The work is not inherently or intrinsically dangerous and, therefore, can be delegated. The fact that such method is author*431ized by the Legislature without exceptions, is indicative of this conclusion. The only exception is the reasonably safe maintenance of traffic.
Work is inherently or intrinsically dangerous if of a nature which will, in the ordinary course of events, occasion injury to others if certain precautions are omitted, but which may as a general rule, be executed with safety, if those precautions are adopted. (Ann. 23 A. L. R. 1085.) This project does not fall in such classification.
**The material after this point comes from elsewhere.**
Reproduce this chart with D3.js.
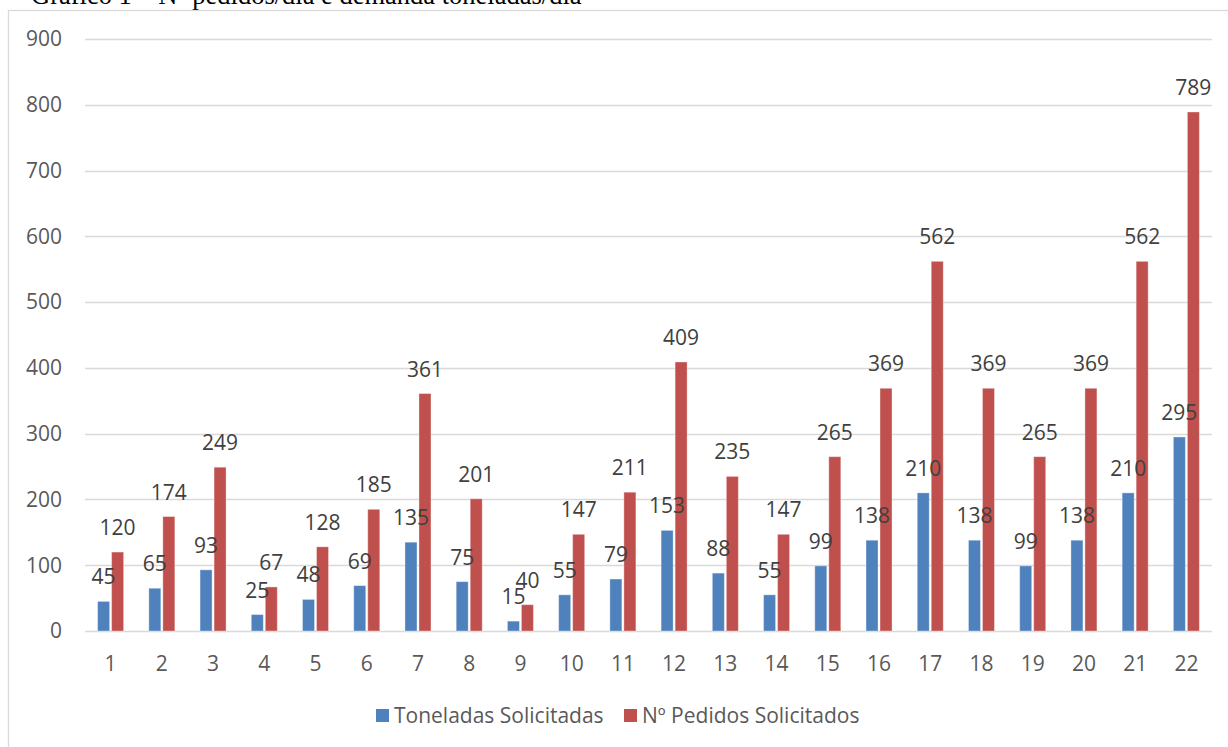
<html>
<head>
<meta charset="utf-8">
<style>
  body { margin: 0; background: #fff; }
  svg text { font-family: "Open Sans", "Liberation Sans", sans-serif; }
</style>
</head>
<body>
<script src="https://cdn.jsdelivr.net/npm/d3@7/dist/d3.min.js"></script>
<svg width="1228" height="747"></svg>
<script>
// data
var dias = d3.range(1, 23).map(String);
var toneladas = [45, 65, 93, 25, 48, 69, 135, 75, 15, 55, 79, 153, 88, 55, 99, 138, 210, 138, 99, 138, 210, 295];
var pedidos = [120, 174, 249, 67, 128, 185, 361, 201, 40, 147, 211, 409, 235, 147, 265, 369, 562, 369, 265, 369, 562, 789];
var yTicks = [0, 100, 200, 300, 400, 500, 600, 700, 800, 900];
var series = [
  {name: "Toneladas Solicitadas", values: toneladas, color: "#4F81BD"},
  {name: "Nº Pedidos Solicitados", values: pedidos, color: "#C0504D"}
];

var svg = d3.select("svg");

// title, partly cut off at the top
svg.append("text")
  .attr("x", 31).attr("y", 4)
  .style("font-family", "'Liberation Serif', 'Times New Roman', serif")
  .style("font-size", "26.5px")
  .attr("fill", "#000")
  .text("Gráfico 1 – Nº pedidos/dia e demanda toneladas/dia");

// chart frame
svg.append("rect")
  .attr("x", 8.5).attr("y", 10.5)
  .attr("width", 1240).attr("height", 760)
  .attr("fill", "#fff").attr("stroke", "#D9D9D9").attr("stroke-width", 1.3);

var plotL = 85, plotR = 1212, plotT = 39, plotB = 631;

var x = d3.scaleBand().domain(dias).range([plotL, plotR]);
var y = d3.scaleLinear().domain([0, 900]).range([plotB, plotT]);

// gridlines
svg.append("g").selectAll("line")
  .data(yTicks).enter().append("line")
  .attr("x1", plotL).attr("x2", plotR)
  .attr("y1", function(d) { return Math.round(y(d)) + 0.5; })
  .attr("y2", function(d) { return Math.round(y(d)) + 0.5; })
  .attr("stroke", "#D9D9D9").attr("stroke-width", 1.3);

// y labels
svg.append("g").selectAll("text")
  .data(yTicks).enter().append("text")
  .attr("x", 62).attr("y", function(d) { return y(d); })
  .attr("dy", "0.35em")
  .attr("text-anchor", "end")
  .attr("fill", "#595959")
  .style("font-size", "21px")
  .text(function(d) { return d; });

// x labels
svg.append("g").selectAll("text")
  .data(dias).enter().append("text")
  .attr("x", function(d) { return x(d) + x.bandwidth() / 2; })
  .attr("y", 664).attr("dy", "0.35em")
  .attr("text-anchor", "middle")
  .attr("fill", "#595959")
  .style("font-size", "21px")
  .text(function(d) { return d; });

var barW = 12, gap = 2;
function offset(si) { return si === 0 ? -gap / 2 - barW : gap / 2; }

// bars first
series.forEach(function(s, si) {
  svg.append("g").selectAll("rect")
    .data(s.values).enter().append("rect")
    .attr("x", function(d, i) { return x(dias[i]) + x.bandwidth() / 2 + offset(si); })
    .attr("y", function(d) { return y(d); })
    .attr("width", barW)
    .attr("height", function(d) { return plotB - y(d); })
    .attr("fill", s.color)
    .attr("stroke", "#fff").attr("stroke-opacity", 0.35).attr("stroke-width", 1);
});

// then data labels on top
series.forEach(function(s, si) {
  svg.append("g").selectAll("text")
    .data(s.values).enter().append("text")
    .attr("x", function(d, i) { return x(dias[i]) + x.bandwidth() / 2 + offset(si) + barW / 2; })
    .attr("y", function(d) { return y(d) - 17; })
    .attr("text-anchor", "middle")
    .attr("fill", "#404040")
    .style("font-size", "21px")
    .text(function(d) { return d; });
});

// legend
var legX = [376, 624];
series.forEach(function(s, i) {
  svg.append("rect")
    .attr("x", legX[i]).attr("y", 709)
    .attr("width", 13).attr("height", 13)
    .attr("fill", s.color);
  svg.append("text")
    .attr("x", legX[i] + 18).attr("y", 716).attr("dy", "0.35em")
    .attr("fill", "#595959")
    .style("font-size", "21px")
    .text(s.name);
});
</script>
</body>
</html>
The fact that the Stale had a project engineer on this job does not alter the situation inasmuch as it had no control. The engineer was present in an advisory capacity in organizing the project, but the contractor was the sole authority as to what the contract progress would be and where it was done. The facts that the construction of the work had a tendency to alter the then existing highway, and that the State has an undelegable duty to maintain a highway reasonably safe for use by the traveling public, as well as checking on the contractor, are sufficient reasons to explain the presence of a supervisor, but these are not sufficient reasons to make the State liable. (Blake v. Ferris, 5 N. Y. 48, 51; Hexamer v. Webb, 101 N. Y. 377; Kelly v. Mayor, etc. of New York, 11 N. Y. 432.) Neither does it create a liability on the part of the State by the State’s retaining to itself the right to alter the plans or omit any.portion of the work. This reserved right gives to the State the authority to direct as to the results of the work, but without control over the contractor or his workmen as to the manner of performance, which control alone furnishes a ground for holding a master or principal liable for the act of the servant or agent. (Pack v. Mayor, etc., of New York, 8 N. Y. 222.)
It does not appear that the State permitted or suffered a nuisance to remain on its property for an unreasonable length of time, or was negligent in any mariner connected therewith as set forth in Osborn v. Union Ferry Co. (53 Barb. 629) and Vogel v. Mayor (92 N. Y. 10, supra).
The court finds that the State is free of any negligence which caused or contributed to claimant’s damage, and the claim is dismissed.
The foregoing constitutes the written and signed decision of this court upon which judgment may be entered. (Civ. Prac. Act, § 440.)
Let judgment be entered accordingly.